### WHAT IS NEEDED:
Transcribe the data in full and exactly, omitting any pictures.
———
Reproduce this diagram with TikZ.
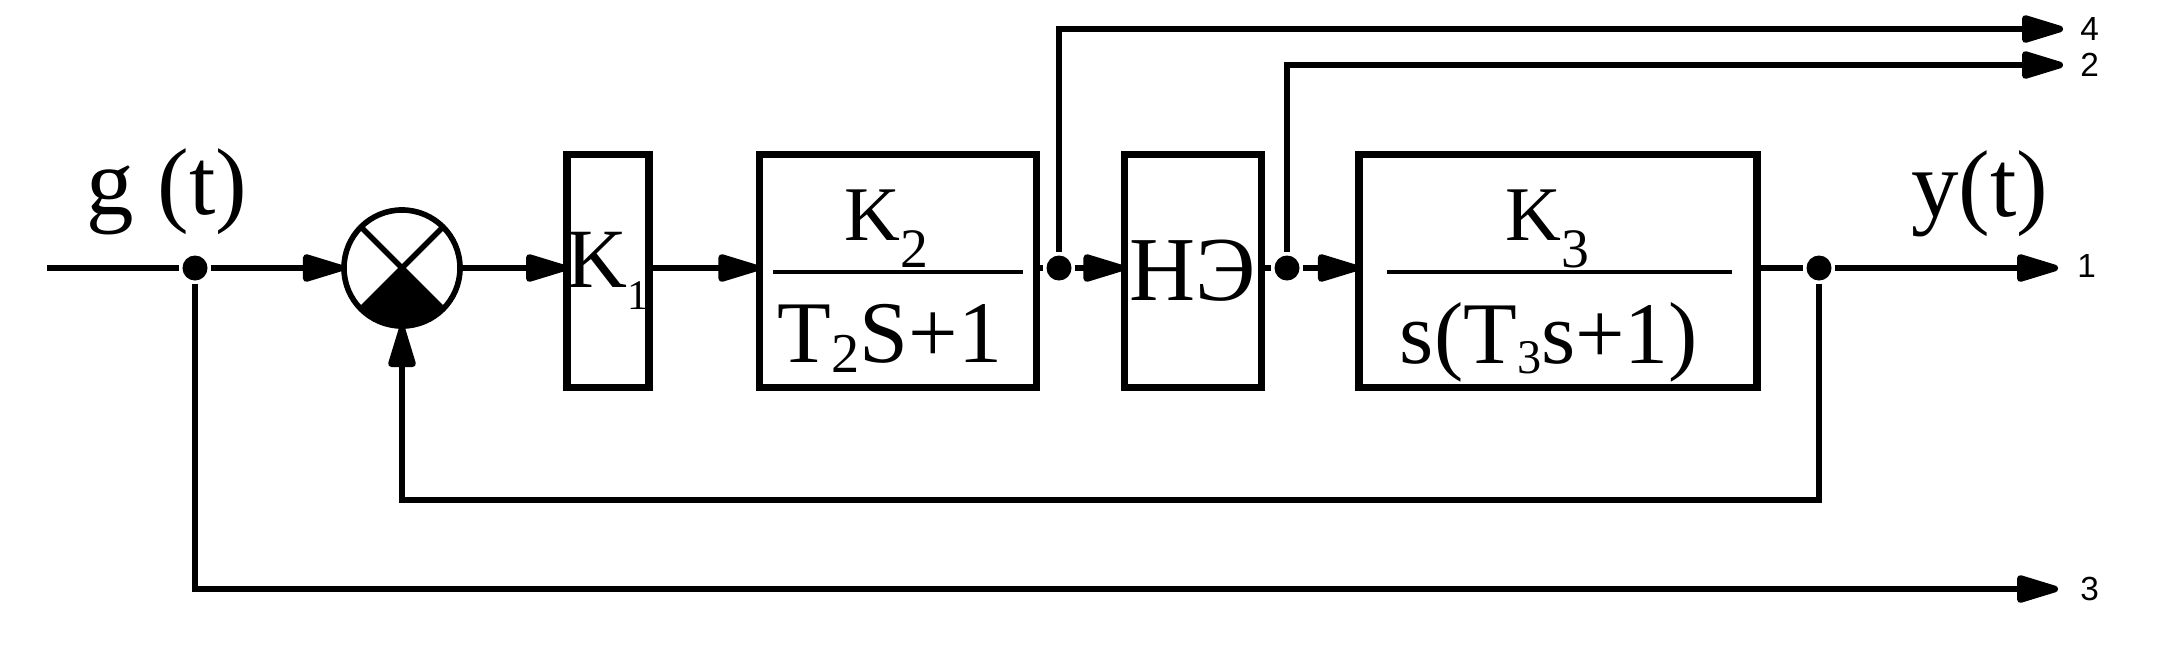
\documentclass[tikz,border=0pt]{standalone}
\usepackage{fontspec}
\setmainfont{Liberation Serif}
\newfontfamily\labfont{Liberation Sans}
\usepackage{graphicx}
\usetikzlibrary{arrows.meta}
\newcommand{\idx}[3]{\raisebox{-#1}{\scalebox{#2}{#3}}}
\tikzset{
  blk/.style={draw, line width=2.1pt, inner sep=0pt, outer sep=0pt},
  dot/.style={circle, fill, inner sep=0pt, minimum size=0.25cm},
  lab/.style={anchor=west, inner sep=0pt, font=\labfont\fontsize{9.5}{11}\selectfont},
  sigtxt/.style={anchor=base west, inner sep=0pt, font=\fontsize{27}{30}\selectfont},
  numtxt/.style={anchor=base, inner sep=0pt, font=\fontsize{22}{26}\selectfont},
  dentxt/.style={anchor=base, inner sep=0pt, font=\fontsize{25}{30}\selectfont},
}

\begin{document}
\begin{tikzpicture}[x=0.01cm, y=-0.01cm, line width=1.9pt, >={Triangle[length=5mm,width=2.8mm,round]}]
    \useasboundingbox (0,0) rectangle (2161,654);
    % blocks
    \node[blk, circle, line width=1.6pt, minimum size=1.16cm] (sum) at (402,268) {};
    \node[blk, minimum width=0.78cm, minimum height=2.33cm, font=\fontsize{24}{28}\selectfont] (K1) at (608,271) {K\idx{0.26em}{0.5}{1}};
    \node[blk, minimum width=2.77cm, minimum height=2.33cm] (K2) at (898,271) {};
    \node[blk, minimum width=1.37cm, minimum height=2.33cm, font=\fontsize{26}{30}\selectfont] (NE) at (1193,271) {НЭ};
    \node[blk, minimum width=3.98cm, minimum height=2.33cm] (K3) at (1558,271) {};
    % transfer functions
    \node[numtxt] (K2num) at (886,240) {K\idx{0.35em}{0.72}{2}};
    \draw[line width=1.3pt] (773,272) -- (1023,272);
    \node[dentxt] (K2den) at (890,362) {T\idx{0.12em}{0.64}{2}S+1};
    \node[numtxt] (K3num) at (1547,240) {K\idx{0.35em}{0.72}{3}};
    \draw[line width=1.3pt] (1387,272) -- (1732,272);
    \node[dentxt] (K3den) at (1549,363) {s(T\idx{0.12em}{0.55}{3}s+1)};
    % comparator
    \fill (sum.center) \foreach \a in {-135,-130,...,-45} { -- (sum.\a) } -- cycle;
    \draw[line width=1.6pt] (sum.135) -- (sum.-45) (sum.45) -- (sum.-135);
    % branch points and ends
    \coordinate (gin) at (47,268);
    \node[dot] (d1) at (195,268) {};
    \node[dot] (d2) at (1059,268) {};
    \node[dot] (d3) at (1287,268) {};
    \node[dot] (d4) at (1819,268) {};
    \coordinate (o4) at (2063,29);
    \coordinate (o2) at (2063,65);
    \coordinate (o1) at (2058,268);
    \coordinate (o3) at (2058,589);
    \coordinate (fb) at (402,500);
    % signals
    \node[sigtxt] (gt) at (83,214) {g (t)};
    \node[sigtxt] (yt) at (1908,216) {y(t)};
    \node[lab] (l4) at (2077,29) {4};
    \node[lab] (l2) at (2077,65) {2};
    \node[lab] (l1) at (2074,266) {1};
    \node[lab] (l3) at (2077,589) {3};
    % connections
    \draw (gin) -- (d1);
    \draw[->] (d1) -- (sum);
    \draw[->] (sum) -- (K1.west |- sum);
    \draw[->] (K1.east |- sum) -- (K2.west |- sum);
    \draw (K2.east |- sum) -- (d2);
    \draw[->] (d2) -- (NE.west |- sum);
    \draw (NE.east |- sum) -- (d3);
    \draw[->] (d3) -- (K3.west |- sum);
    \draw (K3.east |- sum) -- (d4);
    \draw[->] (d4) -- (o1);
    \draw[->] (d2) |- (o4);
    \draw[->] (d3) |- (o2);
    \draw[->] (d4) |- (fb) -- (sum);
    \draw[->] (d1) |- (o3);
\end{tikzpicture}
\end{document}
———
### RESULT OF THE TASK:
Reproduce this diagram with TikZ.
\documentclass[tikz,border=0pt]{standalone}
\usepackage{fontspec}
\setmainfont{Liberation Serif}
\newfontfamily\labfont{Liberation Sans}
\usepackage{graphicx}
\usetikzlibrary{arrows.meta}
\newcommand{\idx}[3]{\raisebox{-#1}{\scalebox{#2}{#3}}}
\tikzset{
  blk/.style={draw, line width=2.1pt, inner sep=0pt, outer sep=0pt},
  dot/.style={circle, fill, inner sep=0pt, minimum size=0.25cm},
  lab/.style={anchor=west, inner sep=0pt, font=\labfont\fontsize{9.5}{11}\selectfont},
  sigtxt/.style={anchor=base west, inner sep=0pt, font=\fontsize{27}{30}\selectfont},
  numtxt/.style={anchor=base, inner sep=0pt, font=\fontsize{22}{26}\selectfont},
  dentxt/.style={anchor=base, inner sep=0pt, font=\fontsize{25}{30}\selectfont},
}

\begin{document}
\begin{tikzpicture}[x=0.01cm, y=-0.01cm, line width=1.9pt, >={Triangle[length=5mm,width=2.8mm,round]}]
    \useasboundingbox (0,0) rectangle (2161,654);
    % blocks
    \node[blk, circle, line width=1.6pt, minimum size=1.16cm] (sum) at (402,268) {};
    \node[blk, minimum width=0.78cm, minimum height=2.33cm, font=\fontsize{24}{28}\selectfont] (K1) at (608,271) {K\idx{0.26em}{0.5}{1}};
    \node[blk, minimum width=2.77cm, minimum height=2.33cm] (K2) at (898,271) {};
    \node[blk, minimum width=1.37cm, minimum height=2.33cm, font=\fontsize{26}{30}\selectfont] (NE) at (1193,271) {НЭ};
    \node[blk, minimum width=3.98cm, minimum height=2.33cm] (K3) at (1558,271) {};
    % transfer functions
    \node[numtxt] (K2num) at (886,240) {K\idx{0.35em}{0.72}{2}};
    \draw[line width=1.3pt] (773,272) -- (1023,272);
    \node[dentxt] (K2den) at (890,362) {T\idx{0.12em}{0.64}{2}S+1};
    \node[numtxt] (K3num) at (1547,240) {K\idx{0.35em}{0.72}{3}};
    \draw[line width=1.3pt] (1387,272) -- (1732,272);
    \node[dentxt] (K3den) at (1549,363) {s(T\idx{0.12em}{0.55}{3}s+1)};
    % comparator
    \fill (sum.center) \foreach \a in {-135,-130,...,-45} { -- (sum.\a) } -- cycle;
    \draw[line width=1.6pt] (sum.135) -- (sum.-45) (sum.45) -- (sum.-135);
    % branch points and ends
    \coordinate (gin) at (47,268);
    \node[dot] (d1) at (195,268) {};
    \node[dot] (d2) at (1059,268) {};
    \node[dot] (d3) at (1287,268) {};
    \node[dot] (d4) at (1819,268) {};
    \coordinate (o4) at (2063,29);
    \coordinate (o2) at (2063,65);
    \coordinate (o1) at (2058,268);
    \coordinate (o3) at (2058,589);
    \coordinate (fb) at (402,500);
    % signals
    \node[sigtxt] (gt) at (83,214) {g (t)};
    \node[sigtxt] (yt) at (1908,216) {y(t)};
    \node[lab] (l4) at (2077,29) {4};
    \node[lab] (l2) at (2077,65) {2};
    \node[lab] (l1) at (2074,266) {1};
    \node[lab] (l3) at (2077,589) {3};
    % connections
    \draw (gin) -- (d1);
    \draw[->] (d1) -- (sum);
    \draw[->] (sum) -- (K1.west |- sum);
    \draw[->] (K1.east |- sum) -- (K2.west |- sum);
    \draw (K2.east |- sum) -- (d2);
    \draw[->] (d2) -- (NE.west |- sum);
    \draw (NE.east |- sum) -- (d3);
    \draw[->] (d3) -- (K3.west |- sum);
    \draw (K3.east |- sum) -- (d4);
    \draw[->] (d4) -- (o1);
    \draw[->] (d2) |- (o4);
    \draw[->] (d3) |- (o2);
    \draw[->] (d4) |- (fb) -- (sum);
    \draw[->] (d1) |- (o3);
\end{tikzpicture}
\end{document}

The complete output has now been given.